Hi Peter,
Indeed the 50V supply voltage must have been too high as a start for the amplifier if there was no any previous matching / tuning attempt at a lower supply voltage.
Regarding a setup process, here is a possibility. This text is going to be long, sorry, I think it is needed.
See a modified input circuit for the amplifier attached, I added a resistive divider ("a resistor Pi") ahead of the input Pi filter. The 470 Ohm potmeter can be any normal one, not a wire wound type, to be able to reduce the > 1 W RF power from the output of your preamp to 0.2-0.3 W level, not to overdrive the linear amplifier.
Next, remove the MOSFET, put a 360 pF across the 22 Ohm resistor and drive the input of the resistive diivider from the preamp. Adjust C1 of the Pi filter for max sine wave amplitude around 45 MHz, measure across the 22 Ohm resistor with the scope probe. Check by turning the 470 Ohm potmeter between what minimum and maximum range it can vary the RF voltage amplitude across the 22 Ohm. Leave the wiper at say 2-3 V peak to peak across the 22 Ohm, if this low amplitude is not possible (i.e. at the full 470 Ohm wiper position the voltage is still higher than that), then place say a 100 or 150 Ohm resistor in series with the potmeter and repeat this adjustment.
Now remove the preamplifier, i.e. no RF drive, and also remove the 360 pF cap which so far substituted the gate-source capacitance and put the MOSFET back to the circuit. Also, remove the choke from the drain and put a 50 Ohm dummy load instead, capable of the expected 15-20 W dissipation. It is ok you wish to see and check the signal at the drain but you have to have a load there too for feeding the MOSFET with the supply voltage.
You may wish to start with much lower than 50 V like say 10-12 V DC input only. First the DC operating point is to be adjusted with the Set Bias potmeter: you need to measure the DC drain current and set it first say to 200 mA only at the 10-12V supply voltage and no any RF drive yet. The wiper of the bias potmeter should be set in advance to start from about 2V because the minimum threshold voltage for this MOSFET is 2V. But your MOSFET may have say 3.2V threshold voltage from where drain current can start flowing at all, so slowly turn the bias pot up from the 2 V and watch the drain current rising to about 200 mA.
Now if you increase the supply voltage towards 40 or 50 V, still monitor the DC drain current, it will increase above the previous 200 mA of course (without touching the already set bias potmeter) and the heat dissipation at 50 V will increase beyond 10 - 12 W, a big heat sink is needed for the MOSFET of course. Naturally the same drain current will dissipate heat in the dummy load too, it should be able to dissipate it.
I suggest to run the MOSFET at this operating point for at least several minutes to check temperature and drain current stability (with still no RF drive input yet).
If all seem ok, then increase drain current up to 400-450 mA, supply voltage is at 50 V and see how heat sink temperature increases, hopefully a small ventilator would not be needed to cool it. Run the setup for several minutes at least.

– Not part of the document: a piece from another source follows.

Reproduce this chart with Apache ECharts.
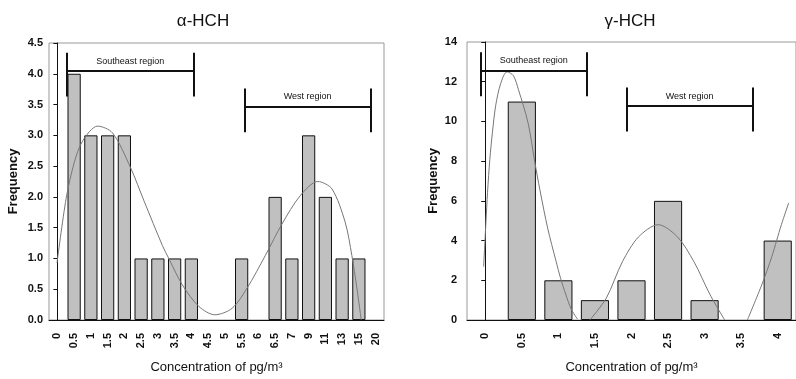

Then, if you think, apply the smallest RF drive the 470 Ohm pot let through (as previously set above) and check the RF amplitude across the dummy load or across the drain and the negative rail, ideally they have the same voltage across them. Then you could increase RF drive by turning the 470 Ohm pot and monitor the drain current and the RF amplitude at the drain or the dummy load.
It is possible you need to retune a little the C1 cap in the input Pi filter when the supply voltage for the MOSFET is in the 40-50 V range because the gate-source capacitance changes to a lower value and this may affect input Pi filter matching.
It is possible the RF input drive to the MOSFET (depending on where the 470 Ohm pot is set) will increase drain current beyond the DC current previously set by the bias pot. Well, a small overdrive is not yet a problem but you can see this as a starting clipping (limiting) at the peaks of the drain-source voltage wave form. It is also possible you adjust DC drain current to say 600 mA to increase output power, this would allow an increased input drive too to achieve higher output, only the MOSFET dissipation is the limit.
If all seems ok, then so far the 0.5 A drain current at 50V supply voltage will provide roughly 12.5 W RF power in the 50 Ohm dummy load (the other 12.5 W is dissipated in the MOSFET). Such is the case for an ideal Class A power amplifier.
Next step is to agree on how you try to match the coil with the iron powder core to the drain of the MOSFET. The Pi filter at the output first sounds good but your coil will represent either a much higher than 50 Ohm impedance load when tuned to be a paralell resonant LC tank at 45 MHz or will represent a much lower than 50 Ohm load when tuned to be a series resonant LC circuit, so the output Pi filter should be thought over.